Abstract
Over the past decade, microsesimic monitoring has become the approach most often used to gain an in-situ understanding of the rock's response during hydraulic fracture stimulations. From initial monitoring performed in the Barnett Shale to monitoring currently being carried out for example in the Horn River and Marcellus formations, we review the evolution of microseismic monitoring from data collection (single versus multi-well array configurations, utilization of long lateral stimulation wells), to data analysis and the incorporation of microseismic parameters to constrain and validate reservoir models. Furthermore, we discuss the variations in microseismic activity for different stimulation programs (e.g. zipper-fracs) and stimulation fluids.

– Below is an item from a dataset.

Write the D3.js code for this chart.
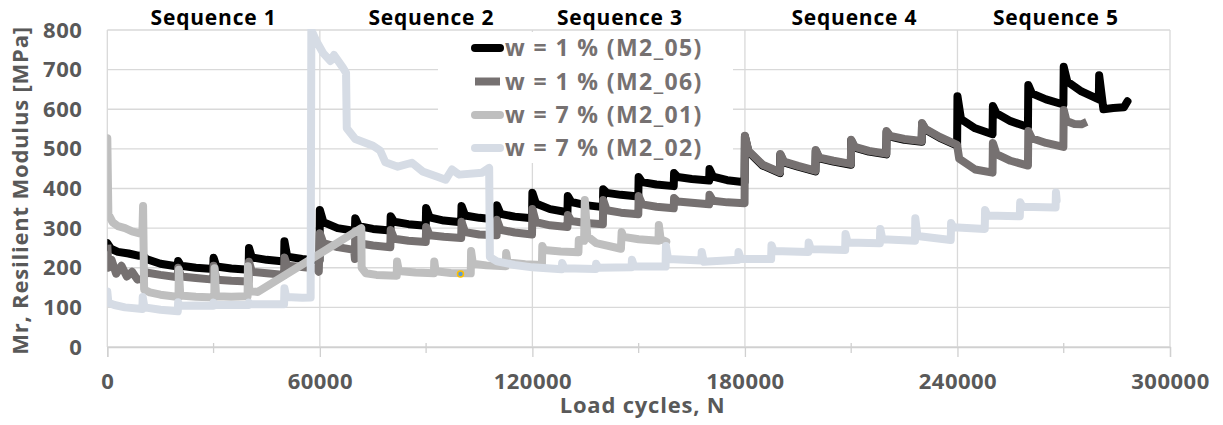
<!DOCTYPE html>
<html>
<head>
<meta charset="utf-8">
<script src="https://cdn.jsdelivr.net/npm/d3@7"></script>
<style>
  html, body { margin: 0; padding: 0; background: #ffffff; }
  svg { display: block; font-family: "Open Sans", sans-serif; }
</style>
</head>
<body>
<svg id="chart" width="1223" height="425"></svg>
<script>
// ---------- data ----------
const seriesNames = ["w = 1 % (M2_05)", "w = 1 % (M2_06)", "w = 7 % (M2_01)", "w = 7 % (M2_02)"];
const seriesColors = ["#000000", "#767171", "#bfbfbf", "#d6dce5"];

const xTicks = [0, 60000, 120000, 180000, 240000, 300000];
const xMinorTicks = [30000, 90000, 150000, 210000, 270000];
const yTicks = [0, 100, 200, 300, 400, 500, 600, 700, 800];

const seqLabels = ["Sequence 1", "Sequence 2", "Sequence 3", "Sequence 4", "Sequence 5"];
const seqCenters = [30000, 91500, 144700, 210900, 267800];

// [load cycles, Mr (MPa)]
const m2_05 = [
  [0,262],[1000,248],[3000,240],[6000,236],[9000,230],[10000,232],[11000,222],[15000,210],[19900,203],
  [20000,217],[20800,205],[25000,200],[29900,197],
  [30000,225],[30800,203],[35000,198],[39900,195],
  [40000,250],[40800,226],[45000,220],[49900,216],
  [50000,267],[50800,228],[55000,222],[59900,218],
  [60000,346],[61000,315],[65000,300],[69900,293],
  [70000,325],[71000,305],[75000,298],[79900,294],
  [80000,330],[81000,316],[85000,310],[89900,306],
  [90000,351],[91000,327],[95000,319],[99900,315],
  [100000,356],[101000,332],[105000,326],[109900,322],
  [110000,358],[111000,336],[115000,329],[119900,325],
  [120000,389],[121000,362],[125000,348],[129900,340],
  [130000,381],[131000,366],[135000,358],[139900,353],
  [140000,398],[141000,389],[145000,384],[149900,380],
  [150000,429],[151000,416],[155000,410],[159900,406],
  [160000,439],[161000,429],[165000,424],[169900,420],
  [170000,449],[171000,430],[175000,421],[179900,416],
  [180000,531],[181000,493],[185000,458],[189900,439],
  [190000,485],[191000,466],[195000,455],[199900,443],
  [200000,495],[201000,476],[205000,468],[209900,460],
  [210000,521],[211000,503],[215000,493],[219900,486],
  [220000,543],[221000,531],[225000,523],[229900,518],
  [230000,563],[231000,548],[235000,528],[239900,508],
  [240000,633],[241000,575],[245000,552],[249900,537],
  [250000,608],[251000,590],[255000,570],[259900,555],
  [260000,661],[261000,640],[265000,625],[269900,612],
  [270000,707],[271000,670],[275000,645],[279900,625],
  [280000,686],[281200,600],[284000,603],[287000,605],[288000,620]
];

const m2_06 = [
  [0,258],[300,200],[1200,220],[2500,185],[4000,205],[5500,178],[7000,190],[8500,170],[10000,172],[11000,188],[15000,182],[19900,176],
  [20000,200],[20800,178],[25000,174],[29900,170],
  [30000,205],[30800,170],[35000,167],[39900,165],
  [40000,215],[40800,190],[45000,186],[49900,182],
  [50000,226],[50800,205],[55000,202],[59000,198],[59700,190],
  [60000,287],[61000,262],[65000,252],[69700,245],[69900,222],
  [70000,293],[71000,262],[75000,256],[79900,252],
  [80000,295],[81000,273],[85000,268],[89900,265],
  [90000,303],[91000,282],[95000,278],[99900,275],
  [100000,316],[101000,290],[105000,284],[109900,282],
  [110000,321],[111000,296],[115000,289],[119900,284],
  [120000,348],[121000,315],[125000,307],[129900,303],
  [130000,333],[131000,318],[135000,313],[139900,310],
  [140000,371],[141000,345],[145000,339],[149900,335],
  [150000,381],[151000,360],[155000,354],[159900,350],
  [160000,376],[161000,367],[165000,364],[169900,360],
  [170000,384],[171000,369],[175000,365],[179900,363],
  [180000,533],[181000,495],[185000,460],[189900,441],
  [190000,487],[191000,468],[195000,457],[199900,445],
  [200000,497],[201000,478],[205000,470],[209900,462],
  [210000,523],[211000,505],[215000,495],[219900,488],
  [220000,545],[221000,533],[225000,525],[229900,520],
  [230000,565],[231000,550],[235000,530],[239900,510],
  [240500,475],[245000,448],[249900,440],
  [250000,515],[251000,487],[255000,470],[259900,458],
  [260000,545],[261000,527],[265000,515],[269900,505],
  [270000,598],[270800,570],[273000,563],[275000,562],[276500,568]
];

const m2_01 = [
  [0,527],[300,335],[1500,315],[3000,305],[5000,300],[7000,292],[9900,285],
  [10100,356],[10400,145],[12000,138],[15000,132],[20100,126],
  [20200,195],[20600,130],[25000,127],[30200,125],
  [30300,199],[30700,128],[35000,127],[39600,128],
  [39700,204],[40100,141],[42500,139],
  [71700,300],[71800,200],[73000,186],[76000,182],[81700,180],
  [81800,216],[82300,192],[87000,188],[92200,186],
  [92300,216],[92700,191],[97000,187],[102600,186],
  [102700,242],[103200,210],[107000,206],[112500,204],
  [112600,237],[113000,213],[118000,209],[122700,207],
  [122800,255],[123300,245],[128000,241],[133000,239],
  [133100,270],[134600,268],[134800,371],[135500,280],[138000,262],[145000,248],
  [145200,290],[145700,278],[150000,272],[155600,268],
  [155700,308],[156200,272],[157800,266]
];

const m2_02 = [
  [0,140],[300,112],[2000,106],[5000,100],[9900,96],
  [10000,126],[10500,100],[15000,94],[19900,90],
  [20000,113],[20500,104],[25000,105],[29900,104],
  [30000,112],[30500,106],[35000,106],[39900,106],
  [40000,112],[40500,108],[45000,108],[49900,108],
  [50000,148],[50500,126],[55000,124],[57400,125],
  [57600,800],[59000,772],[61000,741],[63000,722],[64000,737],[66500,705],[67400,692],
  [67600,552],[70000,525],[75000,508],[77000,496],[78500,466],[82000,455],[86000,465],[89000,443],
  [93000,430],[95500,422],[97300,448],[99300,435],[105800,440],[107800,452],
  [108000,227],[110000,216],[115000,207],[120000,201],[128300,196],
  [128400,212],[129000,199],[137900,197],
  [138000,210],[138600,200],[148000,201],
  [148100,220],[148700,203],[157600,203],
  [157700,255],[158300,222],[167700,218],
  [167800,240],[168400,215],[178100,220],
  [178200,240],[178800,223],[187400,222],
  [187500,257],[188100,242],[197900,240],
  [198000,264],[198600,247],[208300,245],
  [208400,285],[209000,264],[218100,262],
  [218200,298],[218800,272],[228000,268],
  [228100,325],[228700,280],[238100,270],
  [238200,313],[238800,302],[247700,298],
  [247800,346],[248400,332],[257600,330],
  [257700,365],[258300,354],[267700,352],
  [267800,390],[268000,370]
];

const stray = [[99700, 184]];

// ---------- chart ----------
const plot = { left: 107.3, right: 1170, top: 30, bottom: 347 };
const svg = d3.select("#chart");

const x = d3.scaleLinear().domain([0, 300000]).range([plot.left, plot.right]);
const y = d3.scaleLinear().domain([0, 800]).range([plot.bottom, plot.top]);

const gridColor = "#d9d9d9";
const labelColor = "#595959";

// gridlines
svg.append("g").selectAll("line").data(yTicks).join("line")
  .attr("x1", plot.left).attr("x2", plot.right)
  .attr("y1", d => y(d)).attr("y2", d => y(d))
  .attr("stroke", gridColor).attr("stroke-width", 1.3);
svg.append("g").selectAll("line").data(xTicks).join("line")
  .attr("x1", d => x(d)).attr("x2", d => x(d))
  .attr("y1", plot.top).attr("y2", plot.bottom)
  .attr("stroke", gridColor).attr("stroke-width", 1.3);

// x axis
const xAxis = svg.append("g")
  .attr("transform", `translate(0,${plot.bottom})`)
  .call(d3.axisBottom(x).tickValues(xTicks).tickSize(10).tickPadding(16).tickFormat(d3.format("d")));
xAxis.select(".domain").attr("stroke", "#d0d0d0").attr("stroke-width", 1.3);
xAxis.selectAll(".tick line").attr("stroke", "#d0d0d0").attr("stroke-width", 1.3);
xAxis.selectAll("text").attr("fill", labelColor).attr("font-size", 22).attr("font-weight", 700)
  .attr("letter-spacing", 0.5).attr("font-family", "'Open Sans', sans-serif");
svg.append("g").selectAll("line").data(xMinorTicks).join("line")
  .attr("x1", d => x(d)).attr("x2", d => x(d))
  .attr("y1", plot.bottom - 4).attr("y2", plot.bottom + 6)
  .attr("stroke", "#d0d0d0").attr("stroke-width", 1.3);

// y axis
const yAxis = svg.append("g")
  .attr("transform", `translate(${plot.left},0)`)
  .call(d3.axisLeft(y).tickValues(yTicks).tickSize(0).tickPadding(25));
yAxis.select(".domain").remove();
yAxis.selectAll("text").attr("fill", labelColor).attr("font-size", 22).attr("font-weight", 700)
  .attr("letter-spacing", 0.5).attr("font-family", "'Open Sans', sans-serif");

// axis titles
svg.append("text")
  .attr("transform", `translate(28,${(plot.top + plot.bottom) / 2 + 2}) rotate(-90)`)
  .attr("text-anchor", "middle").attr("fill", labelColor)
  .attr("font-size", 22).attr("font-weight", 700).attr("letter-spacing", 0.8)
  .text("Mr, Resilient Modulus [MPa]");
svg.append("text")
  .attr("x", (plot.left + plot.right) / 2 + 4).attr("y", 413)
  .attr("text-anchor", "middle").attr("fill", labelColor)
  .attr("font-size", 22).attr("font-weight", 700).attr("letter-spacing", 0.8)
  .text("Load cycles, N");

// sequence labels
svg.append("g").selectAll("text").data(seqLabels).join("text")
  .attr("x", (d, i) => x(seqCenters[i])).attr("y", 25)
  .attr("text-anchor", "middle").attr("fill", "#000000")
  .attr("font-size", 21).attr("font-weight", 700).attr("letter-spacing", 0.8)
  .text(d => d);

// clip
svg.append("clipPath").attr("id", "clip").append("rect")
  .attr("x", plot.left).attr("y", plot.top - 1)
  .attr("width", plot.right - plot.left).attr("height", plot.bottom - plot.top + 1);

const line = d3.line().x(d => x(d[0])).y(d => y(d[1]));
const allSeries = [m2_05, m2_06, m2_01, m2_02];
const caps = ["round", "butt", "round", "round"];
const gData = svg.append("g").attr("clip-path", "url(#clip)");
allSeries.forEach((s, i) => {
  gData.append("path").datum(s)
    .attr("d", line)
    .attr("fill", "none")
    .attr("stroke", seriesColors[i])
    .attr("stroke-width", 8)
    .attr("stroke-linejoin", "round")
    .attr("stroke-linecap", caps[i]);
});
gData.selectAll("circle.stray").data(stray).join("circle")
  .attr("class", "stray")
  .attr("cx", d => x(d[0])).attr("cy", d => y(d[1])).attr("r", 3)
  .attr("fill", "#5b9bd5").attr("stroke", "#ffc000").attr("stroke-width", 1.5);

// legend
const legend = svg.append("g");
legend.append("rect").attr("x", 438).attr("y", 32).attr("width", 295).attr("height", 131).attr("fill", "#ffffff");
const legRows = [48, 81.5, 115, 148];
seriesNames.forEach((name, i) => {
  legend.append("line")
    .attr("x1", 475).attr("x2", 500)
    .attr("y1", legRows[i]).attr("y2", legRows[i])
    .attr("stroke", seriesColors[i]).attr("stroke-width", 8)
    .attr("stroke-linecap", caps[i] === "butt" ? "butt" : "round");
  legend.append("text")
    .attr("x", 505).attr("y", legRows[i] + 8)
    .attr("fill", "#767171").attr("font-size", 23).attr("font-weight", 700)
    .attr("letter-spacing", 1.4)
    .text(name);
});
</script>
</body>
</html>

Generally, we have observed that overall fracture height, width and length, orientation, and growth vary from formation to formation and within each formation, thereby highlighting the ongoing necessity for microseismic monitoring. Additionally, through the use of advanced microseismic analysis techniques, such as Seismic Moment Tensor Inversion (SMTI), details on failure mechanisms have been used to assess stimulation effectiveness and define complex Discrete Fracture Networks (DFN). This information provides estimates of Enhanced Fluid Flow (EFF), which assist in calibrating and validating reservoir models. Utilizing spatial and temporal distributions in DFN and EFF, along with estimates of fracture interconnectivity and complexity, the role of pre-existing fractures and fault structures in the rock matrix can be established and used to provide more realistic estimates of stimulation parameters such as Stimulated Reservoir Volume (SRV).